Puntata dopo puntata, accumuliamo punti di share. Fioccano i commenti sui social network e man mano che cuciniamo cresce l’attesa per la ricetta successiva. In certi momenti della giornata non si parla d’altro nemmeno più nei bar; edicole e librerie presto allestiranno intere sezioni dedicate ai tuoi ricettari, con buona pace delle altre conduttrici…”
“D’accordo, e salmì sia. Ma quando l’interesse generale comincerà a scemare, dovremo pur inventarci qualcos’altro!”
“Certo, certo. Ma stai sicura che giunto il momento, qui allo studio lo avremo già capito da un pezzo. Ti ricordi per quanti episodi di fila il pollo ha tenuto banco? Sembrava non dovesse finire mai!”
“In effetti è così. Tutto quel pollo fritto. E le fricassee! Come mi manca quel periodo…”
“Anche a te pare sia trascorsa un’eternità, vero? Eppure erano pochi mesi fa, non dimentichiamoci.”
“Pazzesco. Se a noi fa quest’effetto, chissà come si sente il pubblico a casa.”
“Ecco lo spirito giusto! Ricordiamoci sempre che essi credono in noi: a chi potrebbero rivolgersi, altrimenti? Te l’immagini un programma di cibi preconfezionati? Panini oggi, panini ieri e domani indovina.
No. La gente cerca prodotti genuini, biologici!”
“Roba vera, insomma.”
“Non chiamarla ‘’roba’’, per favore. Il cibo va rispettato.”
“Gli spettatori mica lo mangiano davvero!”
“Anche l’occhio vuole la sua parte, no? Tutti vedranno, staranno attenti e qualcuno di loro imparerà anche a cucinare. Te lo ripeto, non si accontenteranno di nulla di meno; ma non bisogna MAI farli attendere un giorno di troppo o perderemo punti di share.”
“L’ho notato. Ma allora perché non seguiamo un calendario preciso? Sarebbe ben più semplice per loro seguirci.”

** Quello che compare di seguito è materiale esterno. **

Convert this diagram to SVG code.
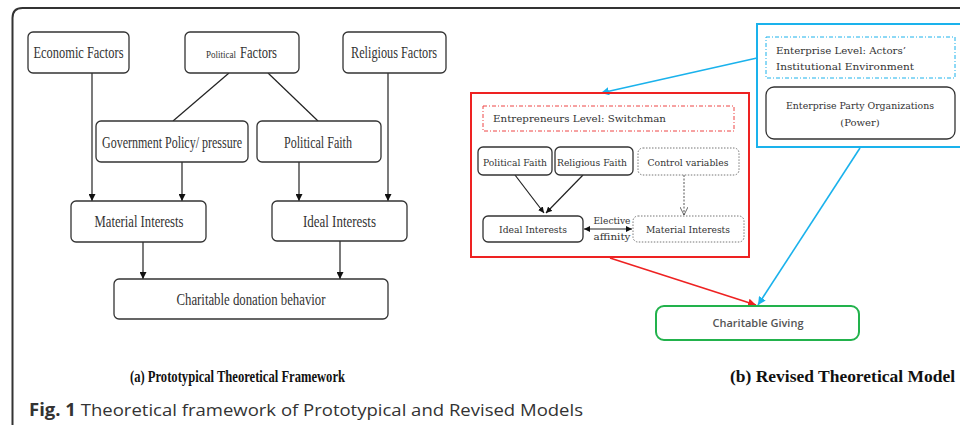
<svg xmlns="http://www.w3.org/2000/svg" width="960" height="425" viewBox="0 0 960 425">
<defs>
<style>
.bx{fill:#fff;stroke:#333;stroke-width:1.3}
.ln{stroke:#222;stroke-width:1.2;fill:none}
.t{font-family:"Liberation Serif",serif;font-size:16px;fill:#333;text-anchor:middle}
.r{font-family:"DejaVu Serif","Liberation Serif",serif;font-size:10px;fill:#333}
.rc{text-anchor:middle}
.cap{font-family:"Liberation Serif",serif;font-size:16px;font-weight:bold;fill:#111}
</style>
<marker id="ah" viewBox="0 0 10 10" refX="10" refY="5" markerWidth="7" markerHeight="7" orient="auto-start-reverse" markerUnits="userSpaceOnUse"><path d="M0,0 L10,5 L0,10 z" fill="#111"/></marker>
<marker id="ahs" viewBox="0 0 10 10" refX="10" refY="5" markerWidth="6" markerHeight="6" orient="auto-start-reverse" markerUnits="userSpaceOnUse"><path d="M0,0 L10,5 L0,10 z" fill="#111"/></marker>
<marker id="av" viewBox="0 0 10 10" refX="10" refY="5" markerWidth="8" markerHeight="8" orient="auto" markerUnits="userSpaceOnUse"><path d="M0,0 L10,5 L0,10" fill="none" stroke="#444" stroke-width="1"/></marker>
<marker id="ab" viewBox="0 0 10 10" refX="10" refY="5" markerWidth="8" markerHeight="8" orient="auto" markerUnits="userSpaceOnUse"><path d="M0,0 L10,5 L0,10 z" fill="#1ab2ec"/></marker>
<marker id="ar" viewBox="0 0 10 10" refX="10" refY="5" markerWidth="8" markerHeight="8" orient="auto" markerUnits="userSpaceOnUse"><path d="M0,0 L10,5 L0,10 z" fill="#ee2222"/></marker>
</defs>
<rect width="960" height="425" fill="#fff"/>
<path d="M12.5,430 V18 Q12.5,8 22.5,8 H970" fill="none" stroke="#333" stroke-width="2"/>

<g id="connectors">
<line class="ln" x1="92" y1="73" x2="92" y2="201" marker-end="url(#ah)"/>
<line class="ln" x1="182" y1="162" x2="182" y2="201" marker-end="url(#ah)"/>
<line class="ln" x1="299" y1="162" x2="299" y2="201" marker-end="url(#ah)"/>
<line class="ln" x1="388" y1="73" x2="388" y2="201" marker-end="url(#ah)"/>
<line class="ln" x1="229" y1="73" x2="173" y2="121"/>
<line class="ln" x1="268" y1="73" x2="318" y2="121"/>
<line class="ln" x1="143" y1="242" x2="143" y2="279" marker-end="url(#ah)"/>
<line class="ln" x1="340" y1="241" x2="340" y2="279" marker-end="url(#ah)"/>
<line class="ln" x1="515" y1="175" x2="544" y2="213" marker-end="url(#ahs)"/>
<line class="ln" x1="583" y1="175" x2="546" y2="213" marker-end="url(#ahs)"/>
<line x1="684" y1="175" x2="684" y2="215" stroke="#555" stroke-width="1" stroke-dasharray="2,1.5" marker-end="url(#av)"/>
<line class="ln" x1="584" y1="229" x2="632" y2="229" marker-start="url(#ahs)" marker-end="url(#ahs)"/>
<line x1="757" y1="58" x2="601" y2="93" stroke="#1ab2ec" stroke-width="1.6" marker-end="url(#ab)"/>
<line x1="860" y1="148" x2="758" y2="305" stroke="#1ab2ec" stroke-width="1.6" marker-end="url(#ab)"/>
<line x1="610" y1="258" x2="756" y2="305" stroke="#ee2222" stroke-width="1.6" marker-end="url(#ar)"/>
</g>

<g id="economic"><rect class="bx" x="28" y="32" width="101" height="41" rx="5"/><text class="t" x="78.5" y="58" textLength="90" lengthAdjust="spacingAndGlyphs">Economic Factors</text></g>
<g id="political"><rect class="bx" x="185" y="32" width="114" height="41" rx="5"/><text class="t" x="206" y="58" style="text-anchor:start;font-size:11px" textLength="30" lengthAdjust="spacingAndGlyphs">Political</text><text class="t" x="240" y="58" style="text-anchor:start" textLength="37" lengthAdjust="spacingAndGlyphs">Factors</text></g>
<g id="religious"><rect class="bx" x="343" y="32" width="103" height="41" rx="5"/><text class="t" x="394" y="58" textLength="86" lengthAdjust="spacingAndGlyphs">Religious Factors</text></g>
<g id="govpolicy"><rect class="bx" x="96" y="121" width="152" height="41" rx="5"/><text class="t" x="172" y="148" textLength="140" lengthAdjust="spacingAndGlyphs">Government Policy/ pressure</text></g>
<g id="polfaith"><rect class="bx" x="257" y="121" width="124" height="41" rx="5"/><text class="t" x="318" y="148" textLength="68" lengthAdjust="spacingAndGlyphs">Political Faith</text></g>
<g id="material"><rect class="bx" x="71" y="201" width="135" height="41" rx="5"/><text class="t" x="139" y="227" textLength="89" lengthAdjust="spacingAndGlyphs">Material Interests</text></g>
<g id="ideal"><rect class="bx" x="272" y="201" width="135" height="40" rx="5"/><text class="t" x="339.5" y="227" textLength="73" lengthAdjust="spacingAndGlyphs">Ideal Interests</text></g>
<g id="charitable"><rect class="bx" x="114" y="279" width="274" height="40" rx="5"/><text class="t" x="251" y="305" textLength="149" lengthAdjust="spacingAndGlyphs">Charitable donation behavior</text></g>

<g id="enterprise"><rect x="757" y="24" width="210" height="123" fill="none" stroke="#1ab2ec" stroke-width="2"/>
<rect x="766" y="37" width="189" height="41" fill="none" stroke="#1ab2ec" stroke-width="1" stroke-dasharray="4,2,1,2"/>
<text class="r" x="776" y="54" textLength="130" lengthAdjust="spacingAndGlyphs">Enterprise Level: Actors’</text>
<text class="r" x="776" y="70" textLength="138" lengthAdjust="spacingAndGlyphs">Institutional Environment</text></g>
<g id="party"><rect class="bx" x="766" y="87" width="189" height="52" rx="8"/>
<text class="r rc" x="860" y="109" textLength="148" lengthAdjust="spacingAndGlyphs">Enterprise Party Organizations</text>
<text class="r rc" x="860" y="126">(Power)</text></g>

<g id="entrepreneurs"><rect x="471" y="93" width="278" height="164" fill="none" stroke="#ee2222" stroke-width="2"/>
<rect x="483" y="106" width="251" height="25" fill="none" stroke="#ee4444" stroke-width="1" stroke-dasharray="4,2,1,2"/>
<text class="r" x="493" y="122" textLength="173" lengthAdjust="spacingAndGlyphs">Entrepreneurs Level: Switchman</text></g>
<g id="r-polfaith"><rect class="bx" x="478" y="147" width="74" height="28" rx="5"/><text class="r rc" x="515" y="166" textLength="64" lengthAdjust="spacingAndGlyphs">Political Faith</text></g>
<g id="r-relfaith"><rect class="bx" x="555" y="147" width="78" height="28" rx="5"/><text class="r rc" x="592" y="166" textLength="70" lengthAdjust="spacingAndGlyphs">Religious Faith</text></g>
<g id="r-control"><rect x="638" y="148" width="101" height="27" rx="5" fill="#fff" stroke="#777" stroke-width="1" stroke-dasharray="1.5,1.5"/><text class="r rc" x="688" y="166" textLength="81" lengthAdjust="spacingAndGlyphs">Control variables</text></g>
<g id="r-ideal"><rect class="bx" x="483" y="216" width="100" height="26" rx="5"/><text class="r rc" x="533" y="233" textLength="68" lengthAdjust="spacingAndGlyphs">Ideal Interests</text></g>
<g id="r-material"><rect x="633" y="216" width="111" height="26" rx="5" fill="#fff" stroke="#777" stroke-width="1" stroke-dasharray="1.5,1.5"/><text class="r rc" x="688" y="233" textLength="84" lengthAdjust="spacingAndGlyphs">Material Interests</text></g>
<g id="elective"><text class="r rc" x="612" y="224" textLength="37" lengthAdjust="spacingAndGlyphs">Elective</text><text class="r rc" x="612" y="240" textLength="37" lengthAdjust="spacingAndGlyphs">affinity</text></g>

<g id="giving"><rect x="656" y="306" width="203" height="34" rx="8" fill="#fff" stroke="#22b24c" stroke-width="2"/>
<text x="758" y="327" text-anchor="middle" font-family="'Open Sans','Liberation Sans',sans-serif" font-size="10.5" font-weight="600" fill="#555" textLength="91" lengthAdjust="spacingAndGlyphs">Charitable Giving</text></g>

<g id="captions">
<text class="cap" x="130" y="382" textLength="215" lengthAdjust="spacingAndGlyphs">(a) Prototypical Theoretical Framework</text>
<text class="cap" x="730" y="382" textLength="225" lengthAdjust="spacingAndGlyphs">(b) Revised Theoretical Model</text>
<text x="29" y="416" font-family="'Open Sans','Liberation Sans',sans-serif" font-size="17" fill="#333" textLength="554" lengthAdjust="spacingAndGlyphs"><tspan font-weight="bold">Fig. 1</tspan> Theoretical framework of Prototypical and Revised Models</text>
</g>
</svg>
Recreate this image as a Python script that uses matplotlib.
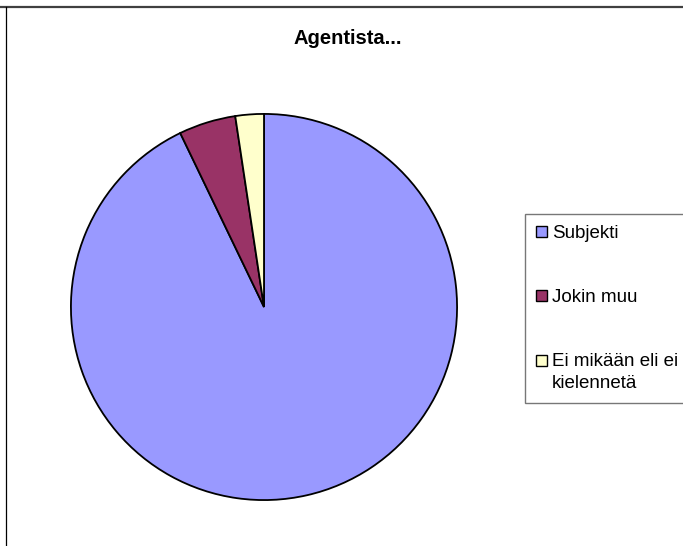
import matplotlib
matplotlib.use("Agg")
from matplotlib import pyplot as plt
from matplotlib.lines import Line2D
from matplotlib.patches import Patch

plt.rcParams['font.family'] = ['Liberation Sans', 'DejaVu Sans']

# data
labels = ["Subjekti", "Jokin muu", "Ei mikään eli ei\nkielennetä"]
values = [39, 2, 1]
colors = ["#9999FF", "#993366", "#FFFFCC"]

W, H = 683, 546
fig = plt.figure(figsize=(W / 100, H / 100), dpi=100)

# pie area in pixels: center (264, 307), radius 195
ax = fig.add_axes([69 / W, (H - 502) / H, 390 / W, 390 / H])
ax.pie(values, colors=colors, startangle=90, counterclock=False,
       wedgeprops=dict(edgecolor="black", linewidth=1.3))
ax.set_xlim(-1.01, 1.01)
ax.set_ylim(-1.01, 1.01)
ax.set_aspect("equal")

fig.text(348 / W, 1 - 38 / H, "Agentista...", ha="center", va="center",
         fontsize=14.5, fontweight="bold")

handles = [Patch(facecolor=c, edgecolor="black", linewidth=1) for c in colors]
leg = fig.legend(handles, labels, loc="upper left",
                 bbox_to_anchor=(525 / W, 1 - 214 / H),
                 fontsize=13.5, frameon=True, fancybox=False,
                 handlelength=0.55, handleheight=0.55, handletextpad=0.3,
                 labelspacing=2.5, borderpad=0.6, borderaxespad=0)
leg.get_frame().set_edgecolor("#555555")
leg.get_frame().set_linewidth(1)
for t in leg.get_texts():
    t.set_linespacing(1.4)
# box of the two-line entry sits next to its first line, as in Excel
last = leg.legend_handles[2]
last.set_y(last.get_y() + 8.5)

# outer chart frame (top and left visible)
fig.add_artist(Line2D([0, 1], [1 - 7 / H, 1 - 7 / H], transform=fig.transFigure,
                      color="#404040", linewidth=1.6))
fig.add_artist(Line2D([6 / W, 6 / W], [0, 1 - 7 / H], transform=fig.transFigure,
                      color="black", linewidth=0.9))

fig.savefig("out.png", dpi=100)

“Gli sponsor preferiscono che manteniamo l’illusione di imprevedibilità, inoltre a me non dispiace l’idea di tenerli almeno un po’ sulle spine. Non stiamo su a pensarci. Il nostro compito è scegliere gli ingredienti e cucinare, cucinare, cucinare.”
“Non mi lamento di certo, almeno finché la paga è così buona. Devo pensare al futuro dei miei figli, sai? Tuttavia, quando avremo esaurito le varianti del salmì, cosa ci inventeremo?”
“Semplice; sceglieremo una nuova ricetta. Sto già pensando al goulash: la zuppa di carne per eccellenza. Le possibili varianti basteranno per intere stagioni. Forse addirittura un nuovo programma!”
“Goulash?! Ma ce l’hanno propinato per quaranta anni! Non ci trovo nulla di originale.”
“Purtroppo è vero, ma le nuove generazioni di certo non possono ricordarsene, quindi la nostra ricetta riciclata suonerà come un’autentica novità,fidati. Ora concentriamoci sul presente: cosa realizzeremo nella puntata di oggi?”
“Uh. Coniglio… in salmì!?”
“Esatto! Salmì! Squadra che vince… Ora, mentre io scuoio la povera bestia, tu lava una manciata di capperi.
Mi raccomando, ben lavati. L’ultima volta il sale residuo ha lasciato un lieve retrogusto amaro nella salsa.
Ma prima una bella scottata in padella…”

Ø  L’ultimo episodio di L’ISOLA DEI FORNELLI  - Dopo la pubblicità: NON andate via!